If it does hold worth trying to add a couple of washers to take up any slack with the halfnut.

If either doesn’t carefully clean any burrs with delicate filing and then try again.


----------



## Jon bryant (24 Jul 2021)

Great thanks will try those.


----------



## toolsntat (24 Jul 2021)

Could do with a better picture of half nut and screw thread but by the way it's jumping I reckon it's mullered.
Cheers Andy


----------



## Alpha-Dave (25 Jul 2021)

Looking at your picture, it looks like many of the tips of the threads in the nut have rolled over, that means that the thread won’t be sitting as deeply in the nut as it should.

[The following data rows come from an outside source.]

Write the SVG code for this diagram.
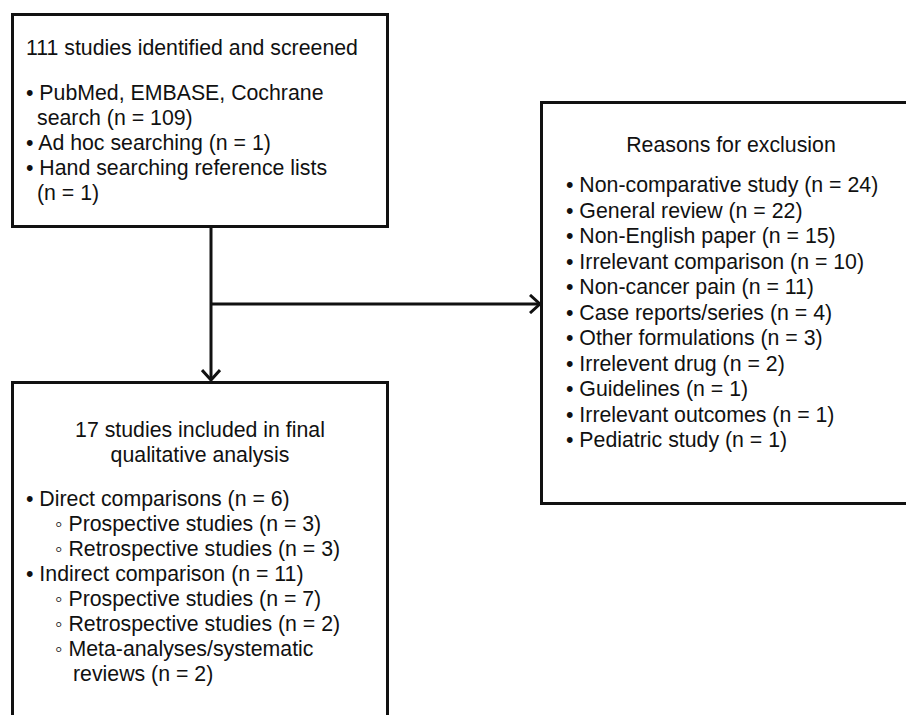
<svg xmlns="http://www.w3.org/2000/svg" width="906" height="715" viewBox="0 0 906 715">
<defs>
<style>
.box{fill:#fff;stroke:#111;stroke-width:3}
.t{font-family:"Liberation Sans",Arial,"DejaVu Sans",sans-serif;font-size:21.3px;fill:#111}
.c{text-anchor:middle}
.line{fill:none;stroke:#111;stroke-width:3}
</style>
<marker id="arr" viewBox="0 0 12 20" refX="11" refY="10" markerWidth="12" markerHeight="20" markerUnits="userSpaceOnUse" orient="auto">
<path d="M1,1 L11,10 L1,19" fill="none" stroke="#111" stroke-width="3"/>
</marker>
</defs>
<rect width="906" height="715" fill="#fff"/>
<g id="connectors">
<line class="line" x1="211" y1="227" x2="211" y2="380" marker-end="url(#arr)"/>
<line class="line" x1="211" y1="304" x2="540" y2="304" marker-end="url(#arr)"/>
</g>
<g id="identified">
<rect class="box" x="12.5" y="14.5" width="375" height="212"/>
<text class="t" x="26" y="55">111 studies identified and screened</text>
<text class="t" x="26" y="100">• PubMed, EMBASE, Cochrane</text>
<text class="t" x="37" y="125">search (n = 109)</text>
<text class="t" x="26" y="150">• Ad hoc searching (n = 1)</text>
<text class="t" x="26" y="175">• Hand searching reference lists</text>
<text class="t" x="37" y="200">(n = 1)</text>
</g>
<g id="exclusion">
<rect class="box" x="541.5" y="102.5" width="380" height="401"/>
<text class="t c" x="731" y="152">Reasons for exclusion</text>
<text class="t" x="566" y="192">• Non-comparative study (n = 24)</text>
<text class="t" x="566" y="217.5">• General review (n = 22)</text>
<text class="t" x="566" y="243">• Non-English paper (n = 15)</text>
<text class="t" x="566" y="268.5">• Irrelevant comparison (n = 10)</text>
<text class="t" x="566" y="294">• Non-cancer pain (n = 11)</text>
<text class="t" x="566" y="319.5">• Case reports/series (n = 4)</text>
<text class="t" x="566" y="345">• Other formulations (n = 3)</text>
<text class="t" x="566" y="370.5">• Irrelevent drug (n = 2)</text>
<text class="t" x="566" y="396">• Guidelines (n = 1)</text>
<text class="t" x="566" y="421.5">• Irrelevant outcomes (n = 1)</text>
<text class="t" x="566" y="447">• Pediatric study (n = 1)</text>
</g>
<g id="included">
<rect class="box" x="12.5" y="382.5" width="375" height="350"/>
<text class="t c" x="200" y="437">17 studies included in final</text>
<text class="t c" x="200" y="462">qualitative analysis</text>
<text class="t" x="26" y="506">• Direct comparisons (n = 6)</text>
<text class="t" x="55" y="531">◦ Prospective studies (n = 3)</text>
<text class="t" x="55" y="556">◦ Retrospective studies (n = 3)</text>
<text class="t" x="26" y="581">• Indirect comparison (n = 11)</text>
<text class="t" x="55" y="606">◦ Prospective studies (n = 7)</text>
<text class="t" x="55" y="631">◦ Retrospective studies (n = 2)</text>
<text class="t" x="55" y="656">◦ Meta-analyses/systematic</text>
<text class="t" x="73" y="681">reviews (n = 2)</text>
</g>
</svg>
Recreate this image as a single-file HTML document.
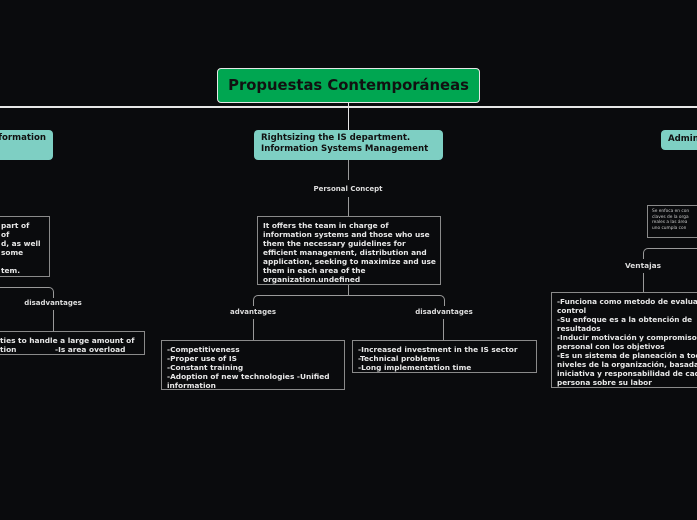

I would use some very fine files to remove the burs; this needle file set from Toolstation would be fine.








Needle File Set | Toolstation


Assorted 140mm needle files.




www.toolstation.com


----------



## Jon bryant (25 Jul 2021)

Hi Dave. 
Yes thought thats what problem is 
The threaded shaft looks perfect but half nut as you say is badly worn. Think I may need a new half nut which I'm struggling to find but will try the file option first.


----------



## Jon bryant (14 Nov 2021)

Hi guys. 
Returning after a while as previously had issues with my No 35 vice. And after some advice from some of the guys on here I still am not able to sort the issue so am looking for a half nut for the record 35 I have .does anyone know where I can get one without paying the earth.


----------



## Alpha-Dave (14 Nov 2021)

Sorry, the only spares I have seen is when someone is breaking one up on ebay, so it’s pot luck.

Did you try cleaning the burs up?


----------



## toolsntat (14 Nov 2021)

Having looked at the pictures in a fresh light I can now see the extreme burring in the half nut.
With that in mind I dare say you'll need the screw as well....
Cheers Andy


----------



## Jon bryant (14 Nov 2021)

Ok thanks guys. Yes tried taking off the burrs but made no difference.


----------